%%

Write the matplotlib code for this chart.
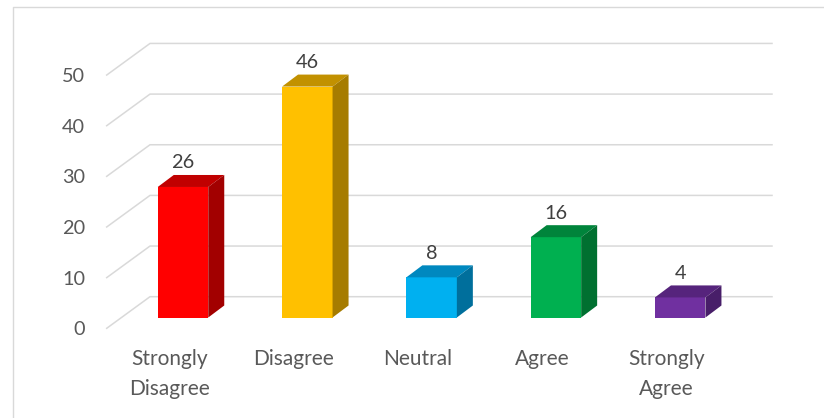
import numpy as np
import matplotlib
matplotlib.use("Agg")
import matplotlib.pyplot as plt
from matplotlib.patches import Polygon
from matplotlib.lines import Line2D

# ======================================
# Data
# ======================================

categories = ["Strongly\nDisagree", "Disagree", "Neutral", "Agree", "Strongly\nAgree"]
values = [26, 46, 8, 16, 4]
y_ticks = [0, 10, 20, 30, 40, 50]

front_colors = ["#FF0000", "#FFC000", "#00B0F0", "#00B050", "#7030A0"]
top_colors = ["#C00000", "#C29100", "#0088BF", "#00843B", "#56247C"]
side_colors = ["#A20000", "#A67C00", "#006F9C", "#007030", "#481E69"]

plt.rcParams["font.family"] = ["Lato", "DejaVu Sans"]

# ======================================
# Layout (pixel measures -> data units)
# ======================================

W, H = 824, 418
px_cat = 124.3      # pixels per category
x0_px = 183.0       # centre of first bar
px_val = 5.02       # pixels per value unit
base_px = 317.5     # bar bottom from top

fig = plt.figure(figsize=(W / 100, H / 100), dpi=100)
ax = fig.add_axes([0, 0, 1, 1])
ax.set_xlim(-x0_px / px_cat, (W - x0_px) / px_cat)
ax.set_ylim(-(H - base_px) / px_val, base_px / px_val)
ax.axis("off")

def px_x(p):
    return (p - x0_px) / px_cat

def px_y(p):
    return (base_px - p) / px_val

half_w = 25.25 / px_cat
dx = 16 / px_cat
dy = 12 / px_val
half_digit = 7 / px_val   # baseline shift so digits sit centred

grid_color = "#D9D9D9"
num_size = 14.3

# chart frame (left + top edges)
ax.add_line(Line2D([px_x(13), px_x(13), px_x(W + 5)],
                   [px_y(H + 5), px_y(7), px_y(7)],
                   color=grid_color, linewidth=1.0))

# ======================================
# Gridlines in perspective
# ======================================

back_left = px_x(150)
back_right = px_x(772)
front_left = px_x(106.7)
back_off = px_y(296.7)
front_off = px_y(328.3)
scale = 1.009

for t in y_ticks:
    yb = back_off + t * scale
    yf = front_off + t * scale
    ax.plot([front_left, back_left, back_right], [yf, yb, yb],
            color=grid_color, linewidth=1.1, zorder=1)
    ax.text(px_x(85), yf - half_digit, str(t), ha="right", va="baseline",
            fontsize=num_size, color="#595959")

# ======================================
# 3D bars
# ======================================

for i, v in enumerate(values):
    xl, xr = i - half_w, i + half_w
    front = Polygon([(xl, 0), (xr, 0), (xr, v), (xl, v)],
                    closed=True, facecolor=front_colors[i], edgecolor="none", zorder=3)
    top = Polygon([(xl, v), (xr, v), (xr + dx, v + dy), (xl + dx, v + dy)],
                  closed=True, facecolor=top_colors[i], edgecolor="none", zorder=3)
    side = Polygon([(xr, 0), (xr + dx, dy), (xr + dx, v + dy), (xr, v)],
                   closed=True, facecolor=side_colors[i], edgecolor="none", zorder=3)
    ax.add_patch(front)
    ax.add_patch(top)
    ax.add_patch(side)
    ax.text(i, v + 25.5 / px_val - half_digit, str(v), ha="center", va="baseline",
            fontsize=num_size, color="#404040", zorder=4)

# category labels along the front edge
for i, lab in enumerate(categories):
    lx = px_x(169.5 + 124.3 * i)
    ax.text(lx, px_y(349), lab, ha="center", va="top", multialignment="center",
            fontsize=15, color="#595959", linespacing=1.6)

fig.savefig("out.png", dpi=100)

%%

* _TASK REQUIREMENTS_:
With the pictures left out, restate word for word every line of the data above, from the first down to the line that contains "scale = 1.009".

* _ANSWER TO THE PROBLEM_:
Write the matplotlib code for this chart.
import numpy as np
import matplotlib
matplotlib.use("Agg")
import matplotlib.pyplot as plt
from matplotlib.patches import Polygon
from matplotlib.lines import Line2D

# ======================================
# Data
# ======================================

categories = ["Strongly\nDisagree", "Disagree", "Neutral", "Agree", "Strongly\nAgree"]
values = [26, 46, 8, 16, 4]
y_ticks = [0, 10, 20, 30, 40, 50]

front_colors = ["#FF0000", "#FFC000", "#00B0F0", "#00B050", "#7030A0"]
top_colors = ["#C00000", "#C29100", "#0088BF", "#00843B", "#56247C"]
side_colors = ["#A20000", "#A67C00", "#006F9C", "#007030", "#481E69"]

plt.rcParams["font.family"] = ["Lato", "DejaVu Sans"]

# ======================================
# Layout (pixel measures -> data units)
# ======================================

W, H = 824, 418
px_cat = 124.3      # pixels per category
x0_px = 183.0       # centre of first bar
px_val = 5.02       # pixels per value unit
base_px = 317.5     # bar bottom from top

fig = plt.figure(figsize=(W / 100, H / 100), dpi=100)
ax = fig.add_axes([0, 0, 1, 1])
ax.set_xlim(-x0_px / px_cat, (W - x0_px) / px_cat)
ax.set_ylim(-(H - base_px) / px_val, base_px / px_val)
ax.axis("off")

def px_x(p):
    return (p - x0_px) / px_cat

def px_y(p):
    return (base_px - p) / px_val

half_w = 25.25 / px_cat
dx = 16 / px_cat
dy = 12 / px_val
half_digit = 7 / px_val   # baseline shift so digits sit centred

grid_color = "#D9D9D9"
num_size = 14.3

# chart frame (left + top edges)
ax.add_line(Line2D([px_x(13), px_x(13), px_x(W + 5)],
                   [px_y(H + 5), px_y(7), px_y(7)],
                   color=grid_color, linewidth=1.0))

# ======================================
# Gridlines in perspective
# ======================================

back_left = px_x(150)
back_right = px_x(772)
front_left = px_x(106.7)
back_off = px_y(296.7)
front_off = px_y(328.3)
scale = 1.009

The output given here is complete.